2. Now here again the true answer, whatever it may be, can be clear to those only who, like Paul, have been instructed in the mysteries of Paradise; but our answer is as follows. When the Sadducees once argued against the doctrine of the resurrection, and brought forward, to establish their own opinion, that woman of many marriages, who had been wife to seven brethren, and thereupon inquired whose wife she will be after the resurrection, our Lord answered their argument so as not only to instruct the Sadducees, but also to reveal to all that come after them the mystery of the resurrection-life: "for in the resurrection," He says, "they neither marry, nor are given in marriage neither can they die any more, for they are equal to the angels, and are the children of God, being the children of the resurrection." Now the resurrection promises us nothing else than the restoration of the fallen to their ancient state; for the grace we look for is a certain return to the first life, bringing back again to Paradise him who was cast out from it. If then the life of those restored is closely related to that of the angels, it is clear that the life before the transgression was a kind of angelic life, and hence also our return to the ancient condition of our life is compared to the angels. Yet while, as has been said, there is no marriage among them, the armies of the angels are in countless myriads; for so Daniel declared in his visions: so, in the same way, if there had not come upon us as the result of sin a change for the worse, and removal from equality with the angels, neither should we have needed marriage that we might multiply but whatever the mode of increase in the angelic nature is (unspeakable and inconceivable by human conjectures, except that it assuredly exists), it would have operated also in the case of men, who were "made a little lower than the angels," to increase mankind to the measure determined by its Maker.

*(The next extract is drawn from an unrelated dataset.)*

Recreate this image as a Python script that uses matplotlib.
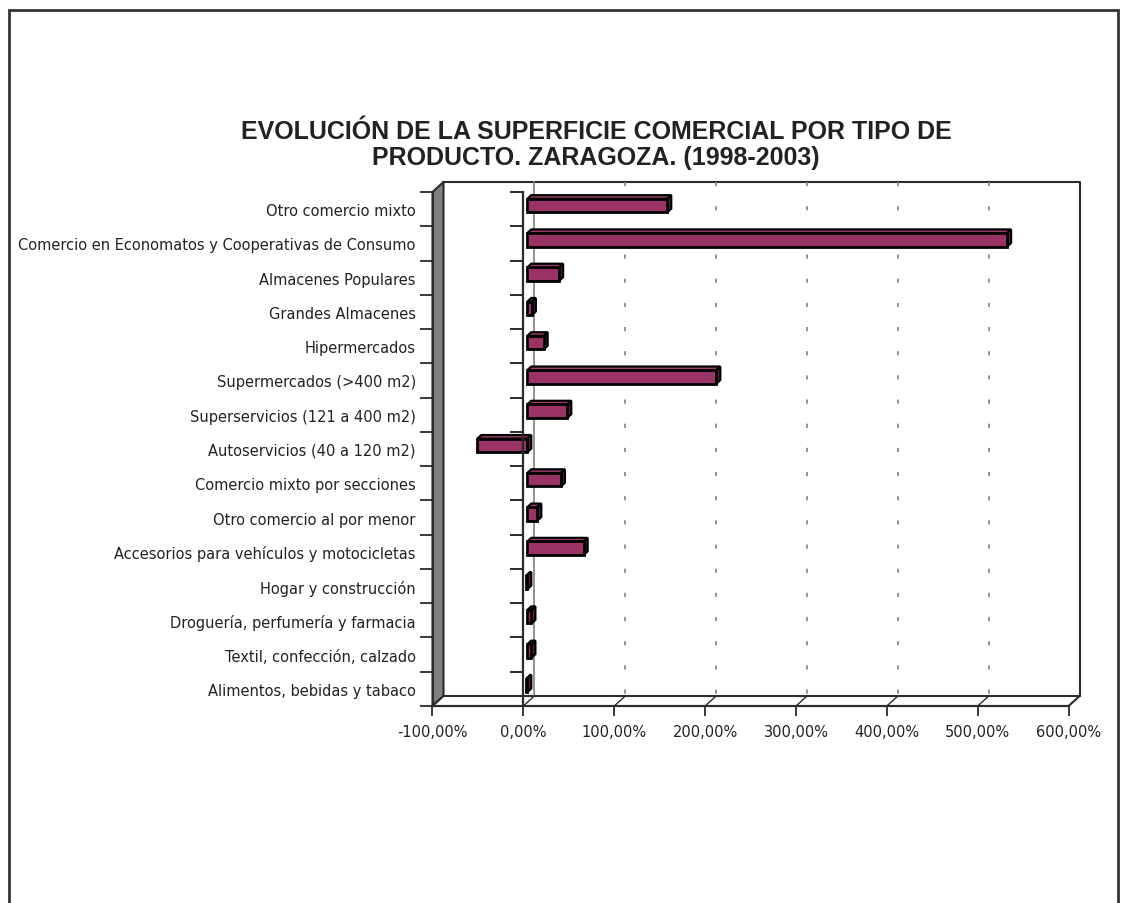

3. But if any one finds a difficulty in an inquiry as to the manner of the generation of souls, had man not needed the assistance of marriage, we shall ask him in turn, what is the mode of the angelic existence, how they exist in countless myriads, being one essence, and at the same time numerically many; for we shall be giving a fit answer to one who raises the question how man would have been without marriage, if we say, "as the angels are without marriage;" for the fact that man was in a like condition with them before the transgression is shown by the restoration to that state.
St. John of Damascus, Exact Exposition 4.24
But we, made confident by God the Word that was made flesh of the Virgin, answer that virginity was implanted in man’s nature from above and in the beginning. For man was formed of virgin soil. From Adam alone was Eve created. In Paradise virginity held sway. Indeed, Divine Scripture tells that both Adam and Eve were naked and were not ashamed. But after their transgression they knew that they were naked, and in their shame they sewed aprons for themselves. And when, after the transgression, Adam heard, dust thou art and unto dust shalt thou return, when death entered into the world by reason of the transgression, then Adam knew Eve his wife, and she conceived and bare seed. So that to prevent the wearing out and destruction of the race by death, marriage was devised that the race of men may be preserved through the procreation of children.
St. Maximus, Ad Thalassium 21
He [Christ] appeared like the first man Adam in the manner both of his creaturely origin and his birth. The first man received his existence from God and came into being at the very origin of his existence, and was free from corruption and sin – for God did not create either of these. When, however, he sinned by breaking God’s commandment, he was condemned to birth based on sexual passion and sin. Since henceforth constrained his true natural origin within the liability to passions that had accompanied the first sin, as though placing it under a law. Accordingly, there is no human being who is sinless, since everyone is naturally subject to the law of sexual procreation that was introduced after man’s true creaturely origin in consequence of his sin.
Ad Thalassium 61
When God created human nature, He did not create sensible pleasure and pain along with it; rather, He furnished it with a certain spiritual capacity for pleasure, a pleasure whereby human beings would be able to enjoy God ineffably.St. Symeon the New Theologian, Ethical Discourses 13
There was no one, you see, who was able to save and redeem him. For this very reason, therefore, God the Word Who had made us had pity on us and came down. He became man, not by intercourse and the emission of seed – for the latter are consequences of the Fall – but of the Holy Spirit and Mary the Ever-Virgin.